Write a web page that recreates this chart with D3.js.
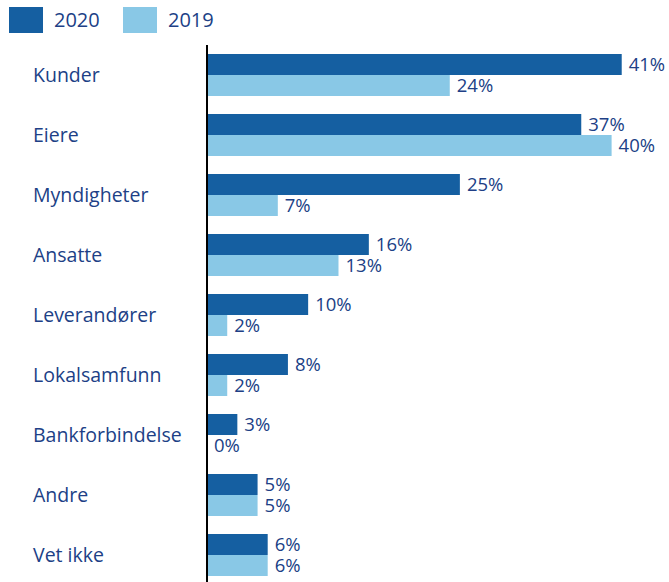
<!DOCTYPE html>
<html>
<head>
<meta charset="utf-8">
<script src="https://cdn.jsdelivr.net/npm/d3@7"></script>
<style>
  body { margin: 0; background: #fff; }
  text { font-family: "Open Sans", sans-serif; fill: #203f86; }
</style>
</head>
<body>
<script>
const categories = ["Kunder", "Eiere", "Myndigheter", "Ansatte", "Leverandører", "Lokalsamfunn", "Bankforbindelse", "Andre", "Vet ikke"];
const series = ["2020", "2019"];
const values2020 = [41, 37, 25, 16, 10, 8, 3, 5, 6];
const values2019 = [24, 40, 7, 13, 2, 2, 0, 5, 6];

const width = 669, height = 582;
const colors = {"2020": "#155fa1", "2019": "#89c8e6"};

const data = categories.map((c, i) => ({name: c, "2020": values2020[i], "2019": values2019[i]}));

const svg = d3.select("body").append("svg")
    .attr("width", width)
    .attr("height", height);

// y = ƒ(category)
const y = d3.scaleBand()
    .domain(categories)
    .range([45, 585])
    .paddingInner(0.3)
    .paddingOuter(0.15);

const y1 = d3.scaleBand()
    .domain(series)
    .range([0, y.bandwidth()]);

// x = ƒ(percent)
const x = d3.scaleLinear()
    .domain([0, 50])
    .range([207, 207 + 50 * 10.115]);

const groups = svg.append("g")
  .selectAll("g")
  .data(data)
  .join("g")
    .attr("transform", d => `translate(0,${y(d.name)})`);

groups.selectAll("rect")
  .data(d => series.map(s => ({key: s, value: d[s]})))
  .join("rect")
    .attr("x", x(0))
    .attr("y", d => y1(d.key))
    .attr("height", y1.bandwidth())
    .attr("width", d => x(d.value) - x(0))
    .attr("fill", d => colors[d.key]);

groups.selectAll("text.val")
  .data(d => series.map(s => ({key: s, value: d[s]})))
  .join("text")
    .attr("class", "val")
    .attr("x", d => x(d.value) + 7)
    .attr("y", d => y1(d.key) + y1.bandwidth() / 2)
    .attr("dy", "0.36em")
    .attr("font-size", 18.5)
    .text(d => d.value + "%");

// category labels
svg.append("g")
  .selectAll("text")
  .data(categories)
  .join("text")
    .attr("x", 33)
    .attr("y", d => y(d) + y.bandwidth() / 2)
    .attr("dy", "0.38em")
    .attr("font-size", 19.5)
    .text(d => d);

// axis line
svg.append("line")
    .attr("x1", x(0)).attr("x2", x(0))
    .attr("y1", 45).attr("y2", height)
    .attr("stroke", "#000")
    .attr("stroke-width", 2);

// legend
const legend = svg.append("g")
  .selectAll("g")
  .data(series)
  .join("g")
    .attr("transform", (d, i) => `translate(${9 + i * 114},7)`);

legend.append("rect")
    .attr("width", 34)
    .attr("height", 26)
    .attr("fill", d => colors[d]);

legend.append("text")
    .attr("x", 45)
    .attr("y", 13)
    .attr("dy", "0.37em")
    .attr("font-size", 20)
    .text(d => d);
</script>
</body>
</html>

▶ [AIM OF THE TASK] Restate the entire listing word for word, excluding pictures.

▶ [ANSWER TO THE PROBLEM]
Write a web page that recreates this chart with D3.js.
<!DOCTYPE html>
<html>
<head>
<meta charset="utf-8">
<script src="https://cdn.jsdelivr.net/npm/d3@7"></script>
<style>
  body { margin: 0; background: #fff; }
  text { font-family: "Open Sans", sans-serif; fill: #203f86; }
</style>
</head>
<body>
<script>
const categories = ["Kunder", "Eiere", "Myndigheter", "Ansatte", "Leverandører", "Lokalsamfunn", "Bankforbindelse", "Andre", "Vet ikke"];
const series = ["2020", "2019"];
const values2020 = [41, 37, 25, 16, 10, 8, 3, 5, 6];
const values2019 = [24, 40, 7, 13, 2, 2, 0, 5, 6];

const width = 669, height = 582;
const colors = {"2020": "#155fa1", "2019": "#89c8e6"};

const data = categories.map((c, i) => ({name: c, "2020": values2020[i], "2019": values2019[i]}));

const svg = d3.select("body").append("svg")
    .attr("width", width)
    .attr("height", height);

// y = ƒ(category)
const y = d3.scaleBand()
    .domain(categories)
    .range([45, 585])
    .paddingInner(0.3)
    .paddingOuter(0.15);

const y1 = d3.scaleBand()
    .domain(series)
    .range([0, y.bandwidth()]);

// x = ƒ(percent)
const x = d3.scaleLinear()
    .domain([0, 50])
    .range([207, 207 + 50 * 10.115]);

const groups = svg.append("g")
  .selectAll("g")
  .data(data)
  .join("g")
    .attr("transform", d => `translate(0,${y(d.name)})`);

groups.selectAll("rect")
  .data(d => series.map(s => ({key: s, value: d[s]})))
  .join("rect")
    .attr("x", x(0))
    .attr("y", d => y1(d.key))
    .attr("height", y1.bandwidth())
    .attr("width", d => x(d.value) - x(0))
    .attr("fill", d => colors[d.key]);

groups.selectAll("text.val")
  .data(d => series.map(s => ({key: s, value: d[s]})))
  .join("text")
    .attr("class", "val")
    .attr("x", d => x(d.value) + 7)
    .attr("y", d => y1(d.key) + y1.bandwidth() / 2)
    .attr("dy", "0.36em")
    .attr("font-size", 18.5)
    .text(d => d.value + "%");

// category labels
svg.append("g")
  .selectAll("text")
  .data(categories)
  .join("text")
    .attr("x", 33)
    .attr("y", d => y(d) + y.bandwidth() / 2)
    .attr("dy", "0.38em")
    .attr("font-size", 19.5)
    .text(d => d);

// axis line
svg.append("line")
    .attr("x1", x(0)).attr("x2", x(0))
    .attr("y1", 45).attr("y2", height)
    .attr("stroke", "#000")
    .attr("stroke-width", 2);

// legend
const legend = svg.append("g")
  .selectAll("g")
  .data(series)
  .join("g")
    .attr("transform", (d, i) => `translate(${9 + i * 114},7)`);

legend.append("rect")
    .attr("width", 34)
    .attr("height", 26)
    .attr("fill", d => colors[d]);

legend.append("text")
    .attr("x", 45)
    .attr("y", 13)
    .attr("dy", "0.37em")
    .attr("font-size", 20)
    .text(d => d);
</script>
</body>
</html>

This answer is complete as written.